The US Supreme Court on Jan. 11 agreed to hear a petition by
the American Trucking Associations against aspects of the Port of Los Angeles’ anti-pollution
initiative known as the Clean Trucks Program.
The program, which was established in 2008, includes a set
of criteria under which drayage trucks and their drivers can enter the port.
Included in the criteria is a stipulation that drivers must be employees of the
companies they haul goods for, not independent operators, which until that
point, the vast majority of truckers were.
The ATA is challenging numerous aspects of the regulations,
including the employee mandate. The case has been making its way through the
legal system since not long after the program was announced.
In September 2011, a three-member Ninth Circuit Court of
Appeals panel ruled that the port couldn't require thousands of port-servicing
independent truckers to become trucking firm employees.
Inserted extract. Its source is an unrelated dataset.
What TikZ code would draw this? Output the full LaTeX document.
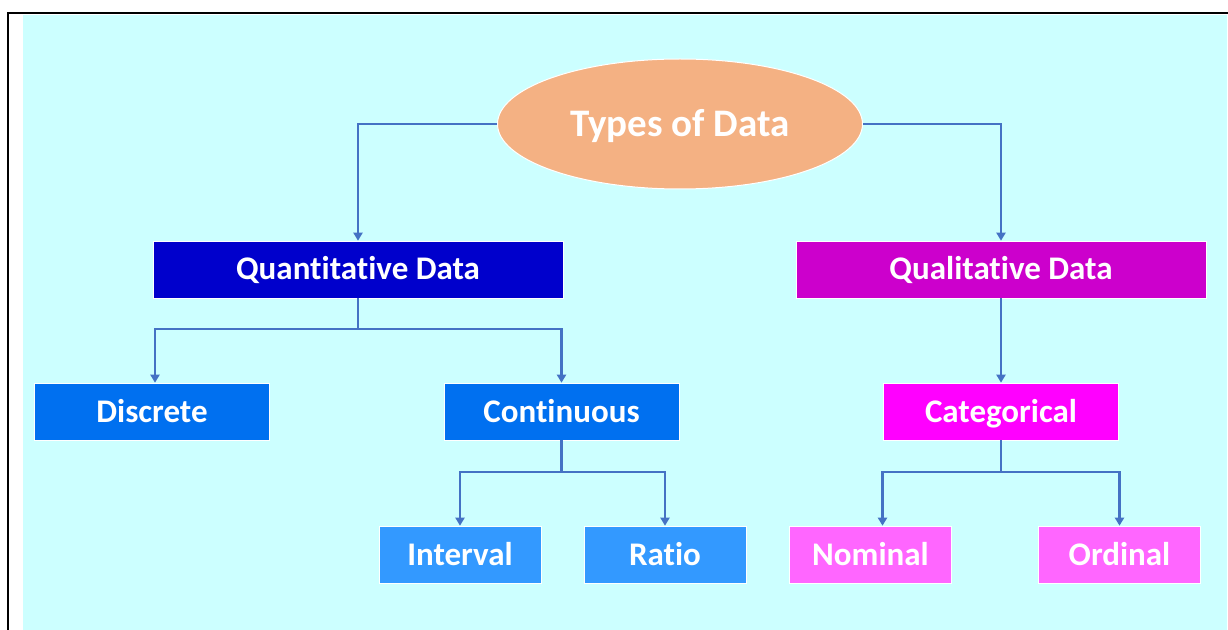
\documentclass[tikz,border=0pt]{standalone}
\usepackage{fontspec}
\setmainfont[Ligatures=CommonOff]{Carlito}
\usetikzlibrary{arrows.meta,shapes.geometric}
\definecolor{bgcyan}{HTML}{CCFFFF}
\definecolor{linecol}{HTML}{4472C4}
\definecolor{ellcol}{HTML}{F4B183}
\definecolor{quantcol}{HTML}{0000CC}
\definecolor{qualcol}{HTML}{CC00CC}
\definecolor{lvltwoblue}{HTML}{0070F0}
\definecolor{lvltwopink}{HTML}{FF00FF}
\definecolor{lvlthreeblue}{HTML}{3399FF}
\definecolor{lvlthreepink}{HTML}{FF66FF}
\tikzset{
  box/.style={rectangle, draw=white, line width=0.6bp, text=white, font=\bfseries\fontsize{33bp}{35bp}\selectfont, inner sep=0pt, minimum height=57bp, text height=21bp, text depth=0bp},
  bigbox/.style={box, minimum width=410bp},
  midbox/.style={box, minimum width=235bp},
  smallbox/.style={box, minimum width=162bp},
  conn/.style={draw=linecol, line width=2.4bp},
  arr/.style={conn, -{Triangle[width=9bp,length=8bp]}}
}
\begin{document}
\begin{tikzpicture}[x=1bp,y=-1bp]
\useasboundingbox (0,0) rectangle (1228,630);
\fill[white] (0,0) rectangle (1228,630);
\fill[bgcyan] (23,15) rectangle (1227,630);
\draw[black, line width=2.5bp] (8,630) -- (8,13) -- (1228,13);

\node[ellipse, fill=ellcol, draw=white, line width=1bp, minimum width=365bp, minimum height=130bp, inner sep=0pt, text=white, font=\bfseries\fontsize{39bp}{41bp}\selectfont, text height=25bp, text depth=0bp] (root) at (680,124) {Types of Data};

\node[bigbox, fill=quantcol] (quant) at (358,269.5) {Quantitative Data};
\node[bigbox, fill=qualcol] (qual) at (1001,269.5) {Qualitative Data};

\node[midbox, fill=lvltwoblue] (disc) at (152,411.5) {Discrete};
\node[midbox, fill=lvltwoblue] (cont) at (561.5,411.5) {Continuous};
\node[midbox, fill=lvltwopink] (cat) at (1001,411.5) {Categorical};

\node[smallbox, fill=lvlthreeblue] (intv) at (460,554.5) {Interval};
\node[smallbox, fill=lvlthreeblue] (ratio) at (665,554.5) {Ratio};
\node[smallbox, fill=lvlthreepink] (nom) at (870.5,554.5) {Nominal};
\node[smallbox, fill=lvlthreepink] (ord) at (1119.5,554.5) {Ordinal};

\coordinate (qj) at (358,329);
\coordinate (cj) at (561.5,472);
\coordinate (gj) at (1001,472);

\draw[arr] (root.west) -| (quant.north);
\draw[arr] (root.east) -| (qual.north);
\draw[conn] (quant.south) -- (qj);
\draw[arr] (qj) -| ([xshift=3bp]disc.north);
\draw[arr] (qj) -| (cont.north);
\draw[arr] (qual.south) -- (cat.north);
\draw[conn] (cont.south) -- (cj);
\draw[arr] (cj) -| (intv.north);
\draw[arr] (cj) -| (ratio.north);
\draw[conn] (cat.south) -- (gj);
\draw[arr] (gj) -| ([xshift=12bp]nom.north);
\draw[arr] (gj) -| (ord.north);
\end{tikzpicture}
\end{document}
However, the appellate
panel split 2-1 in favor of the port on four separate truck plan issues opposed
by the ATA, including an off-street parking provision, financial capability
requirement, maintenance provision and placard requirement.
The ATA took the case to the Supreme Court for review in
October 2011. In their Jan. 11 decision, the justices said they would hear the
case this spring and likely issue a decision by July.
“The port’s rules challenged by ATA, which range from a
requirement that carriers display port-mandated information on the sides of
trucks entering and leaving the port, to a requirement that trucks conform to
the port’s off-street parking rules even when not on port property, have
nothing to do with improving air quality,” ATA President and CEO Bill Graves said.
“We are pleased the Supreme Court will review the erroneous decision of the
appellate court.”
The ATA has denied contentions that it’s case, American
Trucking Assn. vs. the City of Los Angeles, is being pursued because it opposes
the environmental aspects of the Clean Trucks Plan.
“ATA has challenged these provisions because we believe they
are incompatible with Congress’ command that state and local governments may
not regulate motor carrier decisions relating to prices, routes and services,”
Graves said. “Our objections to the Port's program have always been
business-related, and not, as certain reactionary groups have asserted, out of
a desire to cling to polluting ways.”
The Port of Long Beach, which was also a defendant in the
original lawsuit, reached a court-approved settlement with the ATA in 2009
allowing the port to implement all environmental aspects of the truck plan, as
well as most of the non-environmental aspects. The Long Beach version of the
truck plan never called for an employee-only mandate.